Challenges on Text Processing/Analysis

Text Analysis 

I like this definition from Oxford: the process or practice of examining large collections of written resources in order to generate new information.” The goal of text mining is to discover relevant information in text by transforming the text into data that can be used for further analysis.

Challenges on Text Processing/Analysis

1. Character Encoding: As we know,  computer uses different types of character encoding to write the text. This is the challenge for the programmer to handle different types of encoding.

Ex: ASCII, UTF-8, UTF-16, Latin-1 etc.

2. As we know that text also contains punctuation marks, Numbers, So we require different treatment of these punctuation and number in different Application.

3. Word Segmentation: For Text Analysis we require the words from the text. For some language like Hindi, English words are separated by Whitespace characters. So it is easy to extract the words from those type of languages but much harder for the languages that do not uses spaces as a word boundary like Chinese and Japanese.
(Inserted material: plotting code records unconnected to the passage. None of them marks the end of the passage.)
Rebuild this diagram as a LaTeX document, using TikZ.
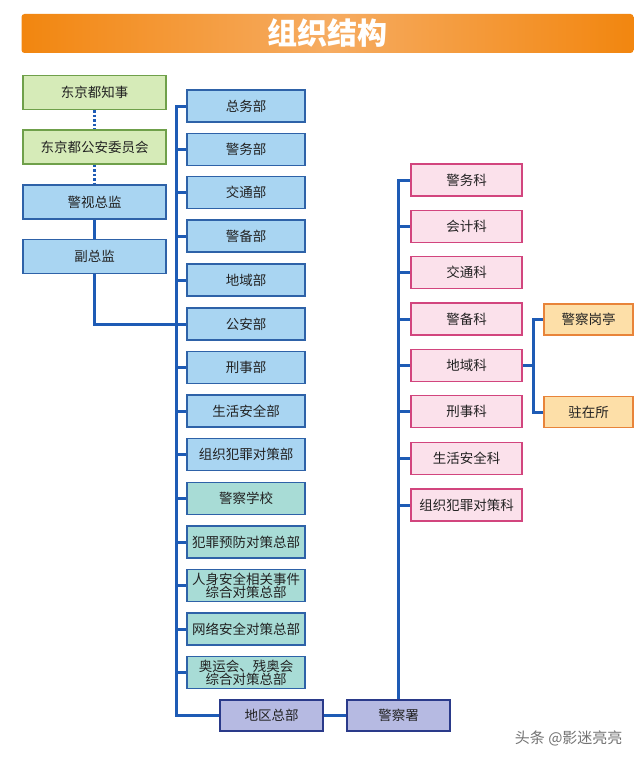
\documentclass[tikz,border=0pt]{standalone}
\usepackage{fontspec}
\newfontfamily\cjk{Noto Sans CJK SC}
\usetikzlibrary{calc,backgrounds}
\definecolor{linkblue}{HTML}{1E5BB5}
\definecolor{greenfill}{HTML}{D6EBB8}
\definecolor{greenline}{HTML}{6FA04A}
\definecolor{bluefill}{HTML}{A9D5F2}
\definecolor{blueline}{HTML}{2E62A8}
\definecolor{tealfill}{HTML}{A8DCD6}
\definecolor{lavfill}{HTML}{B6BAE2}
\definecolor{lavline}{HTML}{2A3A8A}
\definecolor{pinkfill}{HTML}{FBE1EB}
\definecolor{pinkline}{HTML}{D2457E}
\definecolor{orfill}{HTML}{FDDFA8}
\definecolor{orline}{HTML}{E8843A}
\definecolor{titleA}{HTML}{F2860F}
\definecolor{titleB}{HTML}{F6AC62}
\definecolor{txt}{HTML}{222222}
\tikzset{
  box/.style={draw, line width=1.3pt, text=txt, font=\cjk\fontsize{13.5}{14}\selectfont, inner sep=1pt, align=center},
  gbox/.style={box, fill=greenfill, draw=greenline, minimum width=143, minimum height=34},
  lbox/.style={box, fill=bluefill, draw=blueline, minimum width=143, minimum height=34},
  mbox/.style={box, fill=bluefill, draw=blueline, minimum width=118, minimum height=32},
  tbox/.style={box, fill=tealfill, draw=blueline, minimum width=118, minimum height=32},
  vbox/.style={box, fill=lavfill, draw=lavline, minimum width=103, minimum height=31},
  pbox/.style={box, fill=pinkfill, draw=pinkline, minimum width=111, minimum height=32},
  obox/.style={box, fill=orfill, draw=orline, minimum width=89, minimum height=31},
  twoline/.style={font=\cjk\fontsize{13.5}{13}\selectfont},
  conn/.style={draw=linkblue, line width=3pt},
  dotconn/.style={draw=linkblue, line width=2.5pt, dotted},
}
\begin{document}
\begin{tikzpicture}[x=1pt,y=-1pt]
\useasboundingbox (0,0) rectangle (640,760);
% title
\node[rounded corners=3pt, left color=titleA, right color=titleA, middle color=titleB, minimum width=612, minimum height=39, inner sep=0pt] (title) at (327.5,33.5) {};
\node[text=white, font=\cjk\bfseries\fontsize{30}{32}\selectfont] (titletext) at (327,33) {组织结构};
% left column
\node[gbox] (zhishi) at (94.5,92.5) {东京都知事};
\node[gbox] (weiyuan) at (94.5,147) {东京都公安委员会};
\node[lbox] (zongjian) at (94.5,202) {警视总监};
\node[lbox] (fuzong) at (94.5,256.5) {副总监};
% middle column
\node[mbox] (zongwu) at (246,106) {总务部};
\node[mbox] (jingwu) at (246,149.5) {警务部};
\node[mbox] (jiaotong) at (246,192.5) {交通部};
\node[mbox] (jingbei) at (246,236) {警备部};
\node[mbox] (diyu) at (246,280) {地域部};
\node[mbox] (gongan) at (246,324) {公安部};
\node[mbox] (xingshi) at (246,367.5) {刑事部};
\node[mbox] (shenghuo) at (246,411) {生活安全部};
\node[mbox] (zuzhi) at (246,454.5) {组织犯罪对策部};
\node[tbox] (xuexiao) at (246,498.5) {警察学校};
\node[tbox] (yufang) at (246,542) {犯罪预防对策总部};
\node[tbox, twoline] (renshen) at (246,585.5) {人身安全相关事件\\综合对策总部};
\node[tbox] (wangluo) at (246,629) {网络安全对策总部};
\node[tbox, twoline] (aoyun) at (246,672.5) {奥运会、残奥会\\综合对策总部};
\node[vbox] (diqu) at (271.5,715.5) {地区总部};
\node[vbox] (jingchashu) at (398.5,715.5) {警察署};
% right column
\node[pbox] (jingwuke) at (466.5,180) {警务科};
\node[pbox] (kuaiji) at (466.5,226.5) {会计科};
\node[pbox] (jiaotongke) at (466.5,272.5) {交通科};
\node[pbox] (jingbeike) at (466.5,319) {警备科};
\node[pbox] (diyuke) at (466.5,365.5) {地域科};
\node[pbox] (xingshike) at (466.5,411.5) {刑事科};
\node[pbox] (shenghuoke) at (466.5,458.5) {生活安全科};
\node[pbox] (zuzhike) at (466.5,505) {组织犯罪对策科};
\node[obox] (gangting) at (588.5,319.5) {警察岗亭};
\node[obox] (zhuzai) at (588.5,412) {驻在所};
% watermark
\node[text=black!55, font=\cjk\fontsize{15}{16}\selectfont, anchor=east] (wm) at (626,738) {头条 @影迷亮亮};
\begin{scope}[on background layer]
\fill[white] (0,0) rectangle (640,760);
% connectors left
\draw[dotconn] (zhishi.south) -- (weiyuan.north);
\draw[dotconn] (weiyuan.south) -- (zongjian.north);
\draw[conn] (zongjian.south) -- (fuzong.north);
\draw[conn] (fuzong.south) |- (gongan.west);
% middle trunk
\coordinate (t1) at (176,106);
\coordinate (t2) at (176,715.5);
\draw[conn, line cap=rect] (zongwu.west) -- (t1) -- (t2) -- (diqu.west);
\foreach \n in {jingwu,jiaotong,jingbei,diyu,gongan,xingshi,shenghuo,zuzhi,xuexiao,yufang,renshen,wangluo,aoyun}
  \draw[conn] (\n.west) -- (\n.west -| t1);
% right trunk
\draw[conn] (diqu.east) -- (jingchashu.west);
\draw[conn, line cap=rect] (jingchashu.north) -- (jingchashu.north |- jingwuke.west) -- (jingwuke.west);
\foreach \n in {kuaiji,jiaotongke,jingbeike,diyuke,xingshike,shenghuoke,zuzhike}
  \draw[conn] (\n.west) -- (\n.west -| jingchashu.north);
% orange branch
\coordinate (ob) at (533,365.5);
\draw[conn] (diyuke.east) -- (ob);
\draw[conn] (gangting.west) -| (ob) |- (zhuzai.west);
\end{scope}
\end{tikzpicture}
\end{document}
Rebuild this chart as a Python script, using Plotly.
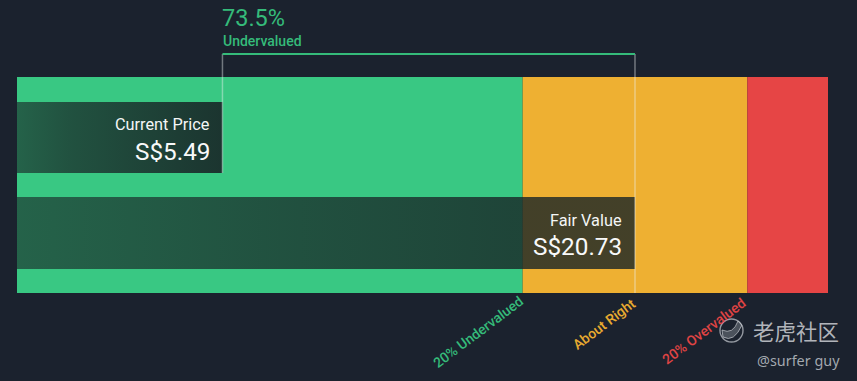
import plotly.graph_objects as go

# Values
current_price = 5.49
fair_value = 20.73
undervalued_limit = 16.58
overvalued_limit = 24.88
scale_start = -2.10
scale_end = 27.86
discount_text = "73.5%"
discount_label = "Undervalued"
zone_names = ["20% Undervalued", "About Right", "20% Overvalued"]
zone_ends = [undervalued_limit, overvalued_limit, scale_end]
zone_starts = [scale_start, undervalued_limit, overvalued_limit]

BG = "#1b222e"
GREEN = "#39c883"
YELLOW = "#eeb032"
RED = "#e64545"
GREEN_TXT = "#35bb7a"
YELLOW_TXT = "#e9ab30"
RED_TXT = "#e04444"

W, H = 857, 381
L, R, T, B = 17, 29, 77, 88


def px(x):
    return (x - L) / (W - L - R)


def py(y):
    return (H - B - y) / (H - T - B)


def yv(y):
    return 293 - y


fig = go.Figure()

for name, s, e, c in zip(zone_names, zone_starts, zone_ends, [GREEN, YELLOW, RED]):
    fig.add_trace(go.Bar(
        name=name, orientation="h", base=[s], x=[e - s], y=[yv(185)], width=[216],
        marker=dict(color=c, line_width=0), showlegend=False, hoverinfo="name",
    ))

# Gradient valuation bars
grad = [[0, "rgba(24,36,38,0.62)"], [0.25, "rgba(24,36,38,0.72)"], [1, "rgba(24,36,38,0.90)"]]
grad2 = [[0, "rgba(24,36,38,0.62)"], [0.4, "rgba(24,36,38,0.72)"], [0.8, "rgba(24,36,38,0.80)"], [1, "rgba(24,36,38,0.80)"]]
for v, top, bot, g, name in [(current_price, 102, 173, grad, "Current Price"),
                             (fair_value, 197, 269, grad2, "Fair Value")]:
    fig.add_trace(go.Scatter(
        x=[scale_start, v, v, scale_start, scale_start],
        y=[yv(top), yv(top), yv(bot), yv(bot), yv(top)],
        mode="lines", line_width=0, fill="toself", name=name, showlegend=False,
        fillgradient=dict(type="horizontal", colorscale=g),
    ))

line_w = "rgba(235,240,240,0.42)"
shapes = [
    dict(type="line", xref="x", yref="paper", x0=current_price, x1=current_price, y0=py(173), y1=py(54),
         line=dict(color=line_w, width=1.5)),
    dict(type="line", xref="x", yref="paper", x0=fair_value, x1=fair_value, y0=py(293), y1=py(54),
         line=dict(color=line_w, width=1.5)),
    dict(type="line", xref="x", yref="paper", x0=current_price, x1=fair_value, y0=py(54), y1=py(54),
         line=dict(color=GREEN_TXT, width=2)),
]

FONT = "Roboto, sans-serif"
ann = []


def text(t, x, y, size, color, anchor="left", angle=0, font=FONT, weight=None):
    f = dict(size=size, color=color, family=font)
    if weight:
        f["weight"] = weight
    ann.append(dict(text=t, x=px(x), y=py(y), xref="paper", yref="paper", xanchor=anchor, yanchor="middle",
                    showarrow=False, font=f, textangle=angle, borderpad=0, borderwidth=0))


text(discount_text, 222.5, 18, 23.5, GREEN_TXT)
text(discount_label, 222.5, 40.5, 14, GREEN_TXT, weight=500)
text("Current Price", 210, 124, 16.3, "#f4f6f6", "right")
text(f"S${current_price:.2f}", 210, 151, 24.3, "#f8f9f9", "right")
text("Fair Value", 621.5, 220, 16.3, "#f4f6f6", "right")
text(f"S${fair_value:.2f}", 621.5, 246, 24.3, "#f8f9f9", "right")
text(zone_names[0], 478, 332, 14, GREEN_TXT, "center", -37, weight=500)
text(zone_names[1], 604, 324, 14, YELLOW_TXT, "center", -37, weight=500)
text(zone_names[2], 704, 331, 14, RED_TXT, "center", -37, weight=500)
text("老虎社区", 753, 330, 21.5, "rgba(205,208,212,0.85)", font="Noto Sans CJK SC")
text("@surfer guy", 757, 360, 14.4, "rgba(190,194,200,0.85)", font="Noto Sans")

# Watermark logo
logo = "rgba(190,194,200,0.75)"
shapes += [
    dict(type="circle", xref="paper", yref="paper", x0=px(720), x1=px(743), y0=py(342), y1=py(319),
         line=dict(color=logo, width=1.4)),
    dict(type="path", xref="paper", yref="paper",
         path=f"M {px(722)} {py(330)} Q {px(733)} {py(335)} {px(738)} {py(321)} L {px(742)} {py(325)} "
              f"Q {px(734)} {py(343)} {px(723)} {py(337)} Z",
         line=dict(color=logo, width=1), fillcolor="rgba(190,194,200,0.3)"),
]

fig.update_layout(
    width=W, height=H, autosize=False, paper_bgcolor=BG, plot_bgcolor=BG,
    margin=dict(l=L, r=R, t=T, b=B, pad=0), barmode="overlay", showlegend=False,
    xaxis=dict(range=[scale_start, scale_end], visible=False, fixedrange=True),
    yaxis=dict(range=[0, 216], visible=False, fixedrange=True),
    annotations=ann, shapes=shapes,
)
fig.write_html("out.html", config={"displayModeBar": False},
               post_script="document.body.style.margin='0';document.body.style.background='#1b222e';"
                           "document.documentElement.style.overflow='hidden';")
4. Identifying the synonyms of a word helps in search.

5. Abbreviation, Acronym and spelling plays a important role to understand word

6. Sentence boundary detection is important for text analysis. 
7. Word Sense Disambiguation (WSD): Words often have multiple meanings, the meaning of word depend on the context of text. 

Ex. Bank, Bank can be a financial institution or side of the river
This process is difficult.

8. Coreference resolution: Suppose a given sentence
Ram likes to eat Mango but he don't like Banana
in this example he coreference to Ram.